Agencies
NEW YORK, Apr 4: NEW YORK: The gunman in Friday's massacre at a civic center in Binghamton, New York, is dead and surviving hostages have been freed television reports said.
The CNN network quoted several unnamed sources saying the gunman had been found dead inside the center.
And local News 10 Now television said that the town police chief told them "the building is secure and everyone alive is out."
As many as 13 people may have been killed in a rampage by a gunman believed to be holding dozens of hostages at a civic cenre in the upstate New York town of Binghamton, local radio reported.
"A dozen or more may have died in the last two hours," Bob Joseph, news director of local WNBF Radio, told CNN, quoting sources.
Reports said the gunman may have also taken between 20 and about 40 hostages in the civic centre in the small city located 135 miles (217 kilometres) northwest of New York city, near the border with Pennsylvania.

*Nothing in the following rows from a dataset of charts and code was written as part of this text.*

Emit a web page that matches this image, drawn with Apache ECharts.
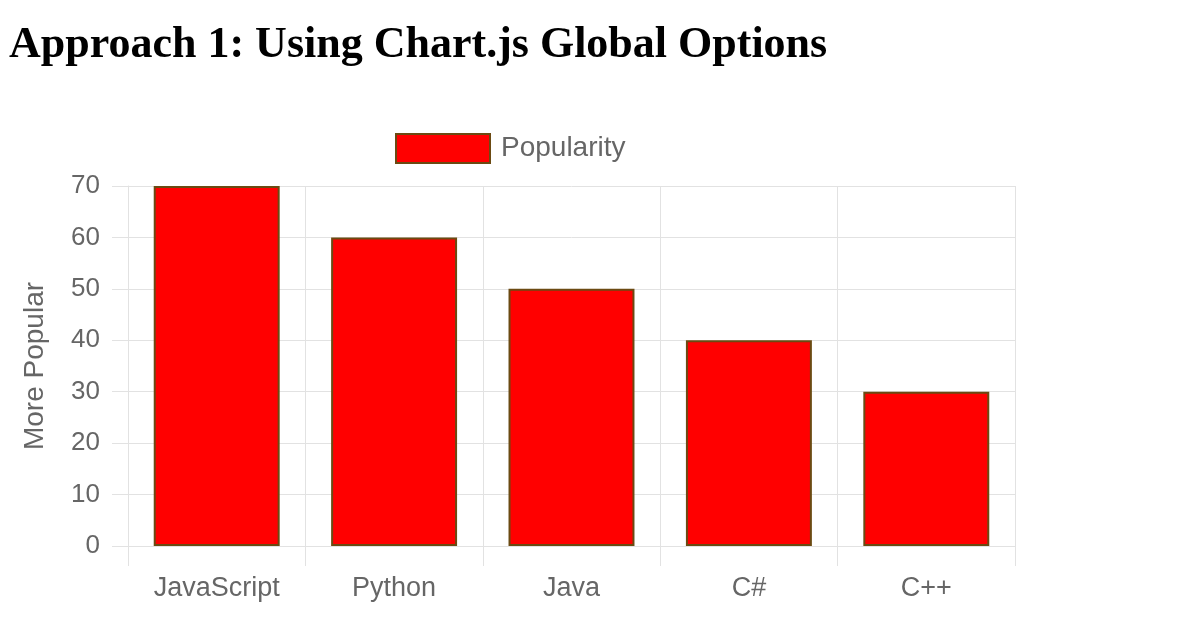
<!DOCTYPE html>
<html>
<head>
<meta charset="utf-8">
<script src="https://cdn.jsdelivr.net/npm/echarts@6/dist/echarts.min.js"></script>
<style>
  html, body { margin: 0; padding: 0; background: #fff; }
  #main { width: 1196px; height: 628px; }
</style>
</head>
<body>
<div id="main"></div>
<script>
var categories = ['JavaScript', 'Python', 'Java', 'C#', 'C++'];
var popularity = [70, 60, 50, 40, 30];
var yTicks = { min: 0, max: 70, interval: 10 };

var myChart = echarts.init(document.getElementById('main'));

var gridColor = '#e2e2e2';
var textColor = '#666';

var option = {
  backgroundColor: '#fff',
  textStyle: { fontFamily: 'Liberation Sans, Arial, sans-serif' },
  title: {
    text: 'Approach 1: Using Chart.js Global Options',
    left: 4,
    top: 19,
    textStyle: {
      fontFamily: 'Liberation Serif, Times New Roman, serif',
      fontWeight: 'bold',
      fontSize: 44,
      color: '#000'
    }
  },
  legend: {
    left: 390,
    top: 128,
    icon: 'rect',
    itemWidth: 94,
    itemHeight: 29,
    itemGap: 10,
    textStyle: { fontSize: 28, color: textColor, padding: [0, 0, 0, 6] },
    data: ['Popularity']
  },
  grid: { left: 128, right: 181, top: 186, bottom: 82 },
  xAxis: {
    type: 'category',
    data: categories,
    boundaryGap: true,
    axisLine: { lineStyle: { color: gridColor, width: 1 } },
    axisTick: { show: true, length: 20, lineStyle: { color: gridColor } },
    splitLine: { show: true, lineStyle: { color: gridColor } },
    axisLabel: { fontSize: 27, color: textColor, margin: 29 }
  },
  yAxis: {
    type: 'value',
    min: yTicks.min,
    max: yTicks.max,
    interval: yTicks.interval,
    name: 'More Popular',
    nameLocation: 'middle',
    nameGap: 79,
    nameTextStyle: { fontSize: 28, color: textColor },
    axisLine: { show: true, lineStyle: { color: gridColor } },
    axisTick: { show: true, length: 16, lineStyle: { color: gridColor } },
    splitLine: { show: true, lineStyle: { color: gridColor } },
    axisLabel: { fontSize: 26, color: textColor, margin: 28 }
  },
  series: [
    {
      name: 'Popularity',
      type: 'bar',
      data: popularity,
      barWidth: '71%',
      itemStyle: {
        color: '#ff0000',
        borderColor: '#6b4a12',
        borderWidth: 2
      }
    }
  ]
};

myChart.setOption(option);
</script>
</body>
</html>
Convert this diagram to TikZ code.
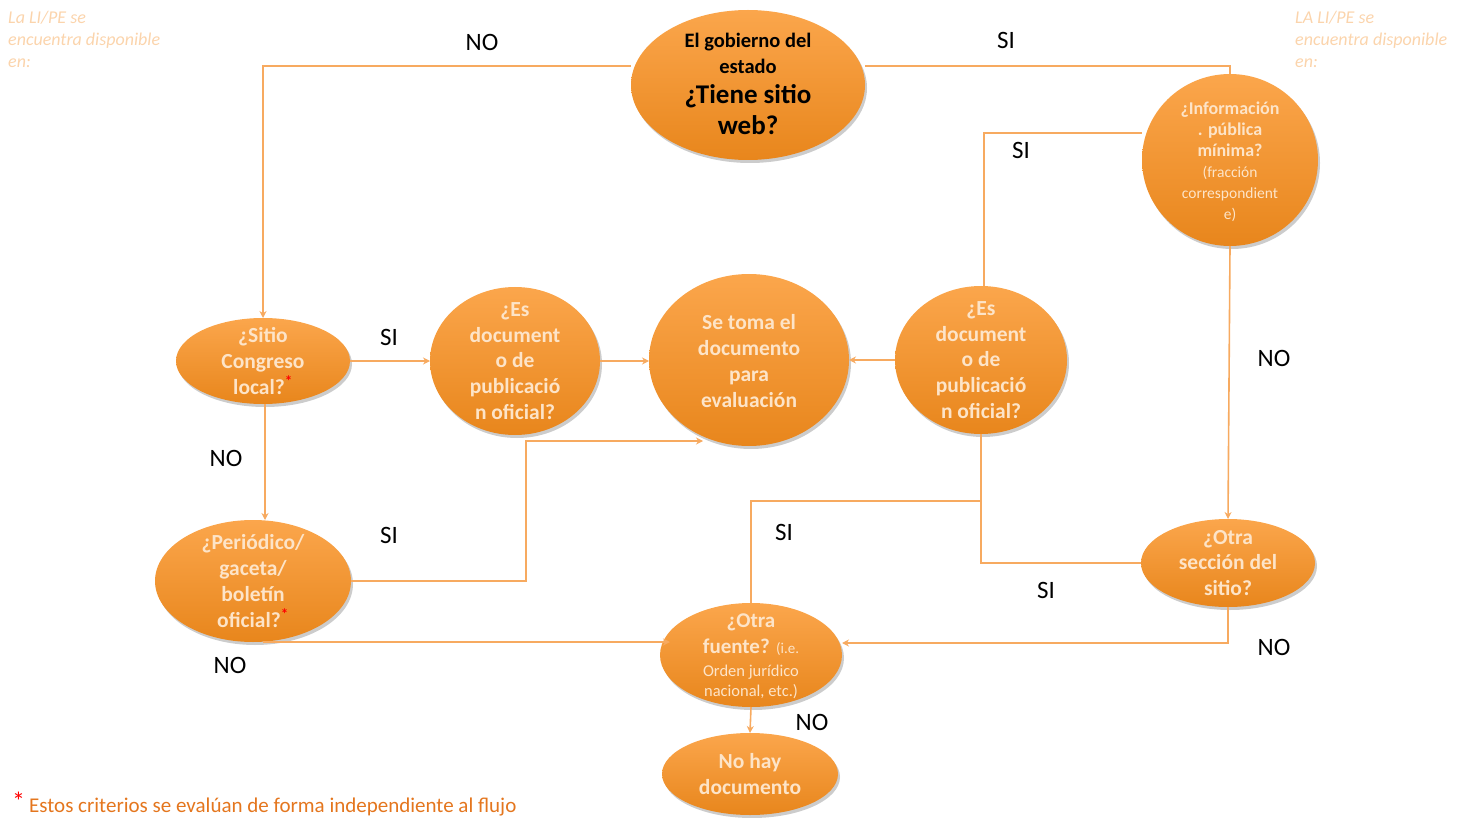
\documentclass[tikz,border=0pt]{standalone}
\usepackage{fontspec}
\setmainfont{Carlito}
\usetikzlibrary{shapes.geometric,arrows.meta,shadows}
\definecolor{ortop}{RGB}{251,166,76}
\definecolor{orbot}{RGB}{232,134,28}
\definecolor{lineor}{RGB}{247,170,96}
\definecolor{ntext}{RGB}{253,228,200}
\definecolor{corner}{RGB}{251,212,172}
\definecolor{foottext}{RGB}{228,118,30}
\tikzset{
  shp/.style={ellipse, draw=none, inner sep=0pt, outer sep=0pt, top color=ortop, bottom color=orbot,
    drop shadow={opacity=0.2, shadow xshift=2pt, shadow yshift=-3pt, fill=black}},
  txt/.style={align=center, text=ntext, inner sep=0pt, font=\bfseries\fontsize{21.5}{25.7}\selectfont},
  lbl/.style={inner sep=0pt, text=black, font=\fontsize{25}{25}\selectfont},
  conn/.style={draw=lineor, line width=1.6pt},
  arr/.style={conn, -{Stealth[length=7pt,width=7pt]}},
  cornertxt/.style={anchor=north west, align=left, inner sep=0pt, text=corner, font=\itshape\fontsize{18}{22}\selectfont},
}
\newcommand{\redast}{\textcolor{red}{\textsuperscript{*}}}
\begin{document}
\begin{tikzpicture}[x=1pt,y=-1pt]
\useasboundingbox (0,0) rectangle (1464,818);
% shapes
\node[shp, minimum width=234pt, minimum height=150pt] (top) at (748,85) {};
\node[shp, minimum width=176pt, minimum height=172pt] (info) at (1230,160) {};
\node[shp, minimum width=174pt, minimum height=86pt] (sit) at (263,361) {};
\node[shp, minimum width=170pt, minimum height=148pt] (esl) at (515,361) {};
\node[shp, minimum width=200pt, minimum height=172pt] (tom) at (749,360) {};
\node[shp, minimum width=172pt, minimum height=148pt] (esr) at (981,360) {};
\node[shp, minimum width=196pt, minimum height=122pt] (per) at (253,581) {};
\node[shp, minimum width=174pt, minimum height=88pt] (sec) at (1228,563) {};
\node[shp, minimum width=182pt, minimum height=104pt] (fue) at (751,655) {};
\node[shp, minimum width=176pt, minimum height=82pt] (hay) at (750,774) {};
% texts
\node[txt, text=black, font=\bfseries\fontsize{20.5}{26}\selectfont] (ttop) at (748,84) {El gobierno del\\ estado\\[4pt] \fontsize{27}{31}\selectfont ¿Tiene sitio\\[5pt] \fontsize{27}{31}\selectfont web?};
\node[txt, font=\bfseries\fontsize{18}{21}\selectfont] (tinfo) at (1230,162) {¿Información\\ . pública\\ mínima?\\ \fontsize{15.5}{21}\mdseries\selectfont (fracción\\ \fontsize{15.5}{21}\mdseries\selectfont correspondient\\ \fontsize{15.5}{21}\mdseries\selectfont e)};
\node[txt] (tsit) at (263,361) {¿Sitio\\Congreso\\local?\redast};
\node[txt] (tesl) at (515,361) {¿Es\\document\\o de\\publicació\\n oficial?};
\node[txt] (ttom) at (749,361) {Se toma el\\documento\\para\\evaluación};
\node[txt] (tesr) at (981,360) {¿Es\\document\\o de\\publicació\\n oficial?};
\node[txt] (tper) at (253,581) {¿Periódico/\\gaceta/\\boletín\\oficial?\redast};
\node[txt] (tsec) at (1228,563) {¿Otra\\sección del\\sitio?};
\node[txt, font=\bfseries\fontsize{21}{26}\selectfont] (tfue) at (751,656) {¿Otra\\ fuente? {\mdseries\fontsize{15}{20}\selectfont (i.e.}\\[-3pt] \fontsize{16.5}{20}\mdseries\selectfont Orden jurídico\\[-6pt] \fontsize{16.5}{20}\mdseries\selectfont nacional, etc.)};
\node[txt] (thay) at (750,774) {No hay\\documento};
% junction coordinates
\coordinate (j1) at (526,441);
\coordinate (j2) at (703,441);
\coordinate (j3) at (981,501);
% connectors
\draw[arr] ([yshift=19pt]top.west) -| (sit.north);
\draw[conn] ([yshift=19pt]top.east) -| (info.north);
\draw[conn] ([yshift=27pt]info.west) -| ([xshift=3pt]esr.north);
\draw[arr] (info.south) -- (sec.north);
\draw[arr] (sit.east) -- (esl.west);
\draw[arr] (esl.east) -- (esl.east -| tom.west);
\draw[arr] (esr.west) -- (esr.west -| tom.east);
\draw[arr] ([xshift=2pt]sit.south) -- ([xshift=2pt]sit.south |- per.north);
\draw[arr] (per.east) -| (j1) -- (j2);
\draw[arr] ([xshift=10pt]per.south) -- ([xshift=10pt]per.south -| fue.west);
\draw[arr] (sec.south) |- ([yshift=12pt]fue.east);
\draw[conn] (sec.west) -| (esr.south);
\draw[conn] (fue.north) |- (j3);
\draw[arr] (fue.south) -- (hay.north);
% labels
\node[lbl] (l1) at (482,42) {NO};
\node[lbl] (l2) at (1006,40) {SI};
\node[lbl] (l3) at (1021,150) {SI};
\node[lbl] (l4) at (1274,358) {NO};
\node[lbl] (l5) at (389,337) {SI};
\node[lbl] (l6) at (226,458) {NO};
\node[lbl] (l7) at (389,535) {SI};
\node[lbl] (l8) at (230,665) {NO};
\node[lbl] (l9) at (784,532) {SI};
\node[lbl] (l10) at (1046,590) {SI};
\node[lbl] (l11) at (1274,647) {NO};
\node[lbl] (l12) at (812,722) {NO};
% corner notes
\node[cornertxt] (cl) at (8,11) {La LI/PE se\\encuentra disponible\\en:};
\node[cornertxt] (cr) at (1295,11) {LA LI/PE se\\encuentra disponible\\en:};
% footnote
\node[anchor=base west, inner sep=0pt, text=foottext, font=\fontsize{21}{21}\selectfont] (foot) at (12,812) {{\fontsize{26}{26}\selectfont\textcolor{red}{\raisebox{2pt}{*}}}\hspace{4pt}Estos criterios se evalúan de forma independiente al flujo};
\end{tikzpicture}
\end{document}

Police armed with automatic rifles surrounded the building as officers carried out several stretchers, CNN television footage showed.
The local Press and Sun-Bulletin newspaper reported that at least four people were shot and that 41 hostages were in the building -- 15 in a closet and 26 in the boiler room.
According to Joseph, the guman was believed to have parked a car so that it blocked the back door of the civic centre, preventing escape.
Last month, a man killed 10 people, many of them family members, in a shooting rampage in Alabama.
Mass shootings have become more frequent in recent years in the United States, where guns are widely available for purchase and the right to own weapons for self defense and hunting is defended by many.
On April 16, 2007, Virginia Tech, a university in Blacksburg, Virginia, became the site of the deadliest shooting rampage in modern U.S. history when a student gunman killed 32 people and himself.